“Hagamos del acontecimiento del pensar una fiesta capaz de suspender las formas y modos naturalizados” Rodrigo Karmy Bolton: “Gusto, risa, política”
Texto y Fotografía: Daniel Román
Se queda uno mirando el movimiento del danzante: los pliegues, la levedad, los músculos tensados, los giros adiestrados. Pero la reverberación del aire que ese movimiento agita nos es imperceptible. Ese aire que se agita es el mismo que ingresa a nuestros pulmones. Respiramos movimientos también. La percepción, acotada a la razón, evidentemente es una clausura respecto a la amplitud que somos capaces de recibir. Didi-Huberman expone el libro De anima de Aristóteles, la película El caballo de Turín de Béla Tarr, un manuscrito de Pasolini, las partituras de Scarlatti.
Fui al museo y, en realidad, ingresé a la intensidad desplegada de un mundo perceptivo que piensa desde los objetos que lo conmueven. Todo está en todo; pensar es pensarlo todo, no porque seamos capaces de ello, no por el todo como totalidad, sino el todo como el espacio atmosférico común que conecta una filmografía con un tronco de madera carbonizado de la Segunda Guerra Mundial. Los objetos –la música– no son políticos por el discurso que portan, o porque dicen lo que deseamos realizar, sino por la potencial conexión de la memoria, estremecida, allí donde somos conmovidos, con aquello que irremediablemente nos hizo vibrar.
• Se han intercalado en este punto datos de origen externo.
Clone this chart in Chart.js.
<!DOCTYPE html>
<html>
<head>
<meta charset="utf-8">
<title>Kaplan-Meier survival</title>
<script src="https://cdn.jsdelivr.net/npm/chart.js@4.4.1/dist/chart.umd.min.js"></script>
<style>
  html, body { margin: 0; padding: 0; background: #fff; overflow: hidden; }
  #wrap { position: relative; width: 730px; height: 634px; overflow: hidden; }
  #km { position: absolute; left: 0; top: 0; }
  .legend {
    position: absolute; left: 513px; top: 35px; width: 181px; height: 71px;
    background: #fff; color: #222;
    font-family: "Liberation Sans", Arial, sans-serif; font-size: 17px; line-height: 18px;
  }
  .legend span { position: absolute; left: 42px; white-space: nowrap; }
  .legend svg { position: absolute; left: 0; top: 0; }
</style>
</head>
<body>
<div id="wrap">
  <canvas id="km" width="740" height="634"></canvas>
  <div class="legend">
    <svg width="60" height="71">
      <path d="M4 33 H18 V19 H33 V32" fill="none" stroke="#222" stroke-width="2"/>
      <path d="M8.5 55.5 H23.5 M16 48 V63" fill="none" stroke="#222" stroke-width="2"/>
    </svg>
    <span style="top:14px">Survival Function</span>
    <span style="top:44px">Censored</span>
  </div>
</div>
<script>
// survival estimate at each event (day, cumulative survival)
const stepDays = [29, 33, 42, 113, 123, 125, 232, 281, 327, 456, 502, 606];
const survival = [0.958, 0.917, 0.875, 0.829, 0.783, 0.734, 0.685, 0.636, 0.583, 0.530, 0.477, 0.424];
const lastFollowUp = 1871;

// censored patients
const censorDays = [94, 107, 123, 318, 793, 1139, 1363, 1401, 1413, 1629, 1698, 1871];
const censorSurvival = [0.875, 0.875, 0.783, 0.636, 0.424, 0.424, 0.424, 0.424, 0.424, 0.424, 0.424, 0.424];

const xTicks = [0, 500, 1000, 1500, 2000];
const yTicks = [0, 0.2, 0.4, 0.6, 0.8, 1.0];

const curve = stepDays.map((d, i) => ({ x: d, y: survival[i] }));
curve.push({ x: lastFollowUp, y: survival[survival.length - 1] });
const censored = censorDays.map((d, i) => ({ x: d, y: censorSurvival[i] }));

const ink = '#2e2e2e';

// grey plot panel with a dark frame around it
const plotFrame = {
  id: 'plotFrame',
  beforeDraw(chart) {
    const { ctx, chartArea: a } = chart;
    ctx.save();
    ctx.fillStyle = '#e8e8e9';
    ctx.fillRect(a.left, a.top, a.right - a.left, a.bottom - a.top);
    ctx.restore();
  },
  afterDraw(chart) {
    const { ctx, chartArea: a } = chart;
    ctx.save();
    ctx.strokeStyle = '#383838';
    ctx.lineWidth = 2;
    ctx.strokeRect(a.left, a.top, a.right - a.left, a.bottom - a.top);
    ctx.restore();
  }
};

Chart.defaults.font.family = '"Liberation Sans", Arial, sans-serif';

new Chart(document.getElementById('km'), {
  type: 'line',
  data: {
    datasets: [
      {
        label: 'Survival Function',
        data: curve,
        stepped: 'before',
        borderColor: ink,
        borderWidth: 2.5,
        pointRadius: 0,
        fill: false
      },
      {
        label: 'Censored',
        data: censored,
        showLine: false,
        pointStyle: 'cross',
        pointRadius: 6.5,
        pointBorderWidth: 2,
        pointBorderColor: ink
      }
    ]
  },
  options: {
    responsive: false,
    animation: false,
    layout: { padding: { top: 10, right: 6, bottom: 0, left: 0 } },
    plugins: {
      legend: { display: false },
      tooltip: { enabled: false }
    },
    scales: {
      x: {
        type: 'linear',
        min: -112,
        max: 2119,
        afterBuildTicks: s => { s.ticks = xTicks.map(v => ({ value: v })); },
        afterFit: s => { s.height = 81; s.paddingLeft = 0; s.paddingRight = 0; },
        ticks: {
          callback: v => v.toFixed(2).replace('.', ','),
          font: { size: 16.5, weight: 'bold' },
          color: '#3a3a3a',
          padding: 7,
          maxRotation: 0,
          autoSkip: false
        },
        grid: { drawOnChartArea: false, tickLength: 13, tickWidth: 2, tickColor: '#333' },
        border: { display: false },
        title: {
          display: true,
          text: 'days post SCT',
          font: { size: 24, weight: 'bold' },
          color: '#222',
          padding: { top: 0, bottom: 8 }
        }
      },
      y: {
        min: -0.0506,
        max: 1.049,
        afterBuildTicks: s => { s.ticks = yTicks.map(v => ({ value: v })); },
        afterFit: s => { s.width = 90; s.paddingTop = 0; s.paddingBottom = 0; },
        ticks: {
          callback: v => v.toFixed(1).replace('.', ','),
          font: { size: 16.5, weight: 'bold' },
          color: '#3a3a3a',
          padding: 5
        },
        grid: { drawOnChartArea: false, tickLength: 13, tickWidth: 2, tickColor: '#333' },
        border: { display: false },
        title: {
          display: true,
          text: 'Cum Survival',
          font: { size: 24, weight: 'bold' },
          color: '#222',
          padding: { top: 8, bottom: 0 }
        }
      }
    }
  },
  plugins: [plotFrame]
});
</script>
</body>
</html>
Lacan dice que las imágenes constituyen experiencia. Yo digo que los acontecimientos decisivos de nuestras vidas, que estallan en risas o lágrimas, se nos pegan de tal forma a la piel que definen nuestra singularidad. Mi abuela tenía siempre olor a lejía en las manos; “lavaba ajeno” para sobrevivir. El olor a lejía del gel de baño que uso cuando limpio, son las manos de mi abuela. Irremediablemente. Están ahí sin yo quererlas: suaves, torcidas, bruscas, punzandome en el anima, el alma, la psiquis. La pienso mientras huelo o, mejor dicho, porque huelo pienso; nous, la palabra griega esa de la gnose-ología del pensar el pensar, viene de olfatear.
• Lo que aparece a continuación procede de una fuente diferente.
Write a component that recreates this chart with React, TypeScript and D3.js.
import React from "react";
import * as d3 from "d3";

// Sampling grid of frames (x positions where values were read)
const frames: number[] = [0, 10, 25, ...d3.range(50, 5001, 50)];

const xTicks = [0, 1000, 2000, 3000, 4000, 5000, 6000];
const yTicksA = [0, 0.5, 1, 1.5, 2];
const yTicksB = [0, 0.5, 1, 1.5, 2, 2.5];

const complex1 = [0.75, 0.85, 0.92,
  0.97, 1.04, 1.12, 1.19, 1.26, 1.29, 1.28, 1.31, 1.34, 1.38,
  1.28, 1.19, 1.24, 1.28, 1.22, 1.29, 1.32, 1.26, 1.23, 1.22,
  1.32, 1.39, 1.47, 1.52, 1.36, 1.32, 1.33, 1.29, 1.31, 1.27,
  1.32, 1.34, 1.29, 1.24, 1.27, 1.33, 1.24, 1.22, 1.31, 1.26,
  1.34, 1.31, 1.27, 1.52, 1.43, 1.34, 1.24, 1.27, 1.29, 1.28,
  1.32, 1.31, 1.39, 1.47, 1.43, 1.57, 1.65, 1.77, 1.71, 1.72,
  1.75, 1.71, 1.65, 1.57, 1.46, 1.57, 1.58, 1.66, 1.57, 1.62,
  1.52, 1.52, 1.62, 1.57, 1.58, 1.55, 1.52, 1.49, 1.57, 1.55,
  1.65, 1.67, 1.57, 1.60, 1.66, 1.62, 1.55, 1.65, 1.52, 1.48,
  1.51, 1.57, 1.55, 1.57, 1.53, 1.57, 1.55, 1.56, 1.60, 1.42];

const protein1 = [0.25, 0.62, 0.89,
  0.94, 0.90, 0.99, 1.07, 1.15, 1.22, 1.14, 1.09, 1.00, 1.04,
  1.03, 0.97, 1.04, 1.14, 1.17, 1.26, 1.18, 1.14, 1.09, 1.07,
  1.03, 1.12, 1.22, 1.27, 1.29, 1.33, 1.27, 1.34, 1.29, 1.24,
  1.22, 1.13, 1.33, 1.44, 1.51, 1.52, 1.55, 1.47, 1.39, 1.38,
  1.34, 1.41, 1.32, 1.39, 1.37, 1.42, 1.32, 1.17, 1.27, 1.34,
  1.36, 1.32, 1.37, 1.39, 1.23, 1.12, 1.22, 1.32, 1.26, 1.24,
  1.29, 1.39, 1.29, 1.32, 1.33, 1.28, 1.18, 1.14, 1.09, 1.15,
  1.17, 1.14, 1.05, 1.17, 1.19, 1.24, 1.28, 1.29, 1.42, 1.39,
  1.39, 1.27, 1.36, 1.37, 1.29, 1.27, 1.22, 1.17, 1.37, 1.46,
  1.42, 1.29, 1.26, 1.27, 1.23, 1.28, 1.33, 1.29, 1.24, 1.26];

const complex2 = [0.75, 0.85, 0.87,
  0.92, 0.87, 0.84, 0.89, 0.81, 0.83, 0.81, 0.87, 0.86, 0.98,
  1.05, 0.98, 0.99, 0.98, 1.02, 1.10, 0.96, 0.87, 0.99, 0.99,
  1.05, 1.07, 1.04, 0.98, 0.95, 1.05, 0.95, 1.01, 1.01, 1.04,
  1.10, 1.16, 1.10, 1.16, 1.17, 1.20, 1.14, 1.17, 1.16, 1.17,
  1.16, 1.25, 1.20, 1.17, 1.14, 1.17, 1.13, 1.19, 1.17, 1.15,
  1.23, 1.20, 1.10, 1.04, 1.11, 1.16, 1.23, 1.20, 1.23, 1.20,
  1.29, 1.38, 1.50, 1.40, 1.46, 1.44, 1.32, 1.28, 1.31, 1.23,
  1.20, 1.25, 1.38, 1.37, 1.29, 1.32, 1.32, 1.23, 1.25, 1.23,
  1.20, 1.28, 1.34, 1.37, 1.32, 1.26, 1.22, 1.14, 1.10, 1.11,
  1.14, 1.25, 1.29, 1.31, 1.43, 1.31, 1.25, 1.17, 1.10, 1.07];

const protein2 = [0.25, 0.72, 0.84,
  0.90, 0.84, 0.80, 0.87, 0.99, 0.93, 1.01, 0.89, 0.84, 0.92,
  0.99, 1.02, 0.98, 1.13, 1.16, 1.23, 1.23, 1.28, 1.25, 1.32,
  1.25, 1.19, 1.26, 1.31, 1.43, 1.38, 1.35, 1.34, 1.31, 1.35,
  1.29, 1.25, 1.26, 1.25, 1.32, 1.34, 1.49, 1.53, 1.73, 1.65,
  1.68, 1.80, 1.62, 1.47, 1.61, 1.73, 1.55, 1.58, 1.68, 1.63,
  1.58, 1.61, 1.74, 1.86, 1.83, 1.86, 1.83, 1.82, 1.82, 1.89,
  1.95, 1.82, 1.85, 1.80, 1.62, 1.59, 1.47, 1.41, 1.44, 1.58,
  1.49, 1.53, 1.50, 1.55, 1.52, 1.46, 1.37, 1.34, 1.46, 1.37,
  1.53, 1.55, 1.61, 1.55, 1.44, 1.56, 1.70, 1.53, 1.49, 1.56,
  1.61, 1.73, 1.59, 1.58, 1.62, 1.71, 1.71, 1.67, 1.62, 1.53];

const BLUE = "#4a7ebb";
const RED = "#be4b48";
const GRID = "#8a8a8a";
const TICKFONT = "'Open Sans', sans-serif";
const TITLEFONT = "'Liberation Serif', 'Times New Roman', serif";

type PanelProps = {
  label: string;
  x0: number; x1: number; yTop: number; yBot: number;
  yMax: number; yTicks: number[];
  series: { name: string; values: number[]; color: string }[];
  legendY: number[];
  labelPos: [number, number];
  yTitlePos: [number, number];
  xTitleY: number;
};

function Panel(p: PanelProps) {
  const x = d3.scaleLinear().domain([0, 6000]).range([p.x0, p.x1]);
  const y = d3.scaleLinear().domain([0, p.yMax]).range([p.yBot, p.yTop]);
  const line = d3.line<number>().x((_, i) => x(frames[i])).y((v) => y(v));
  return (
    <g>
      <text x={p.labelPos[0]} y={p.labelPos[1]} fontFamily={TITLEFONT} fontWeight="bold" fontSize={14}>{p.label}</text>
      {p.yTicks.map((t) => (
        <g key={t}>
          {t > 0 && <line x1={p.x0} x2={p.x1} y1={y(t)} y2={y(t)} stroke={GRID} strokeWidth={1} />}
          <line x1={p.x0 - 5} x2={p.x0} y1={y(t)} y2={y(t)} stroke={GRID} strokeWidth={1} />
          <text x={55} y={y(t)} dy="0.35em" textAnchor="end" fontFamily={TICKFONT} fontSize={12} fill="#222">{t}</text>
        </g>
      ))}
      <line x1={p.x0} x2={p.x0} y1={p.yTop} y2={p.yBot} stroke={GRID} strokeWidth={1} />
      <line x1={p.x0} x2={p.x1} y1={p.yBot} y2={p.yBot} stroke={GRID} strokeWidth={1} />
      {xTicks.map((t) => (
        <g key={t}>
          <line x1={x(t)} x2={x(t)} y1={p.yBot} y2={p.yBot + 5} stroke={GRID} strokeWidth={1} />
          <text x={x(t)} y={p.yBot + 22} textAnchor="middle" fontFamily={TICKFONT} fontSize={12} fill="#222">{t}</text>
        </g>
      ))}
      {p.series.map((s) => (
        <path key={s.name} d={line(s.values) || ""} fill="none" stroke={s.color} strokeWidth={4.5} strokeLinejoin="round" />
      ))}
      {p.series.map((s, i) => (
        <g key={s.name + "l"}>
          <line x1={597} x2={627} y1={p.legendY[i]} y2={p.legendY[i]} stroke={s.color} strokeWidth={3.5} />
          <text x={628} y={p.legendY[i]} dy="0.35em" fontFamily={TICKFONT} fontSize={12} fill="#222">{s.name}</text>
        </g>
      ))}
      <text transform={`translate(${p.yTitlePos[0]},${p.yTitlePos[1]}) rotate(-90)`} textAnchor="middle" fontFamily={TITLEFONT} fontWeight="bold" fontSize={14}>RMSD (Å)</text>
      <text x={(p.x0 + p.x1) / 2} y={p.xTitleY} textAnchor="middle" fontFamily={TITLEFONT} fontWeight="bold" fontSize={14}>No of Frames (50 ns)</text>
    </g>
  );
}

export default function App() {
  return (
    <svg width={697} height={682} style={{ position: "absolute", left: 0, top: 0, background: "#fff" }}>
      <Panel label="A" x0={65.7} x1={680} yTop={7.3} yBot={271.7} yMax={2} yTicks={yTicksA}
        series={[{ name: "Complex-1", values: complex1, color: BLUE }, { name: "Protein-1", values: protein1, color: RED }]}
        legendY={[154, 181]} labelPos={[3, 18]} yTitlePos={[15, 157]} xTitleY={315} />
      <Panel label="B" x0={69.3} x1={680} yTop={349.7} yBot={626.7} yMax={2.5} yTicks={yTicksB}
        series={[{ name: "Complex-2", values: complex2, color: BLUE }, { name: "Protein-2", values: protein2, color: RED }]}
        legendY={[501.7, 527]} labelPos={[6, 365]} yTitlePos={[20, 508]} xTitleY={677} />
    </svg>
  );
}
La música entonces podría no ser la organización humana de tales movimientos que derivan en una sala de concierto, sino el recuerdo de la continuidad material que implica habitar una atmósfera que es también la posibilidad de la propia vida. Respiramos música no porque suene, sino porque ese aire revuelto inunda nuestra sangre. Lo de Didi-Huberman, la curatoría de esta bella exposición, no es una exhibición aleatoria de materiales, escenas y objetos. Es la aplicación de un concepto de pensamiento –una gnoseología– que de facto asume que no se puede pensar sin afecto. Que la imaginación es el motor del pensamiento, que todo está en todo.
La razón moderna, analítica, racional, nos dice que hay que desafectarse del objeto de estudio para ostentar objetividad. Didi-Huberman nos dice, por el contrario, que solo se puede pensar con los sentidos, con nuestros fantasmas. Mi pensamiento no me pertenece, sumando otra veriente, porque no lo puedo gestionar, administrar, conducir. Los sentidos nos gobiernan. Esos objetos museales organizados por Didi-Huberman se despliegan como objetos afectivos y pensados de la singularidad que expone para establecer una interrupción donde se conjugan el mundo y las imágenes. El pensamiento es único, incorruptible, común. La autoría una ficción. Los solos de jazz desaparecen. La música desaparece. Nuestra intencion no coincide con nuestros fantasmas. El instrumento miente si no somos capaces de conducir estos afectos a esos sonidos. La música es solo otra forma de alterar el aire que respiramos. Por eso su inmenso valor y su nimiedad.
Bajo las bombas, los niños aún son capaces de utopía.